As the February LSAT Test approaches, I want to stress the importance of grinding out as much LSAT prep as you can. We officially have less than two weeks till test day. So, seeing as Sufficient & Necessary is the most commonly tested form of reasoning that appears on the LSAT, why not drive home some of these concepts?
Let’s review our “either/or” statements. You know the type: Either A or B. With either/or sentences, a good way to remember how to diagram is to just pick one of the variables, and negate it. That negated variable is your sufficient condition and the other is your necessary condition! Let’s go ahead and try it out:
1. The kittens will either scratch everything or play.Okay, choose a variable: The kittens will scratch everything. Now negate it! This will be diagramed as: If the kittens do not scratch everything, then they will play.
Not KSE ==> KPContrapositive: If the kittens do not play, then they will scratch everything.
Not KP ==> KSE
Remember, we can read both necessary conditions together as a possible situation. In this case we see that the kittens can both play and scratch everything. I have two cats, so I know that this is a definite possibility! “Either/or” means at least one, and therefore it can include both. This is a big deduction that many LSAT prep students forget. The “necessary variable situation” is very important to remember, because it is commonly tested by LSAC.
Let’s try another:
2. The kitten will either have black fur or white fur.
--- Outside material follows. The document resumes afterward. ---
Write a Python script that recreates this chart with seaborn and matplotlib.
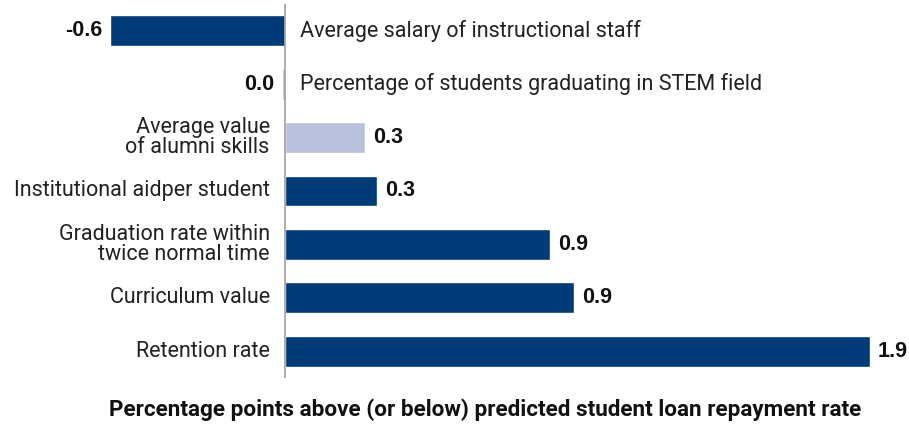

Okay let’s choose a variable: have black fur. Negate it! So we have: If the kitten does not have black fur, then it has white fur.
Not KBF ==> KWF
Not KWF ==> KBF
Remember, again, in this situation, it is possible for the kitten to have both black and white fur. The simple “either/or” sentence is very different from the “not both” sentence. Go back over the “not both” blog post to compare!
During these last days of your studying, make sure to really analyze your work. Take those practice LSATs and then go over them thoroughly. Really try and hone in on what techniques you used on the questions you got correct and utilize that same technique on the ones you are choosing incorrectly. Keep at it! You’re almost there!